The Renewable Fuels Association criticized the Obama administration in a report released earlier this month questioning why the White House is not championing greenhouse-gas emission reductions made through biofuels as part of the U.S. commitment made for the Paris climate talks. Specifically, the ethanol group questioned, "Why is the President ignoring America's most successful climate policy?" The RFS and biofuels don't factor into the U.S. actions committed to the climate agreement, even though nearly 30 other countries include biofuels in their major submissions.

Vilsack disagreed with the suggestion that the U.S. is ignoring the contributions of biofuels. He points to USDA's ten building blocks on climate, which includes a focus on renewable energy, energy efficiency and generation from renewable resources, he said.
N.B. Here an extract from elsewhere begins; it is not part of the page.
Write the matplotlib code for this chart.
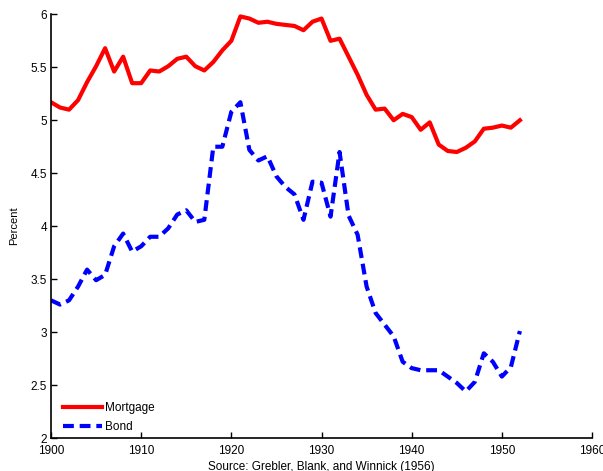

Biofuels "may not have been given a headline or its own separate section, but it is certainly included in the ten building blocks we've created at USDA," he said.

"It would be incorrect to suggest biofuels are not part of the U.S. program," he said. "Perhaps people should be paying more attention to what we are doing at USDA before they are overly critical," he said.

Other countries could have a greater sensitivity to biofuels because of accusations over cutting down rain forests to produce biofuels. "They may be more sensitive to it than we need to be," Vilsack said.

"Frankly, everyone connected with the biofuels world, booth those who think it's great and those who think it's not, have a tendency to be very sensitive and not to understand, at least from this administration's perspective, the totality of the activity in the biofuels space that's going on," Vilsack said.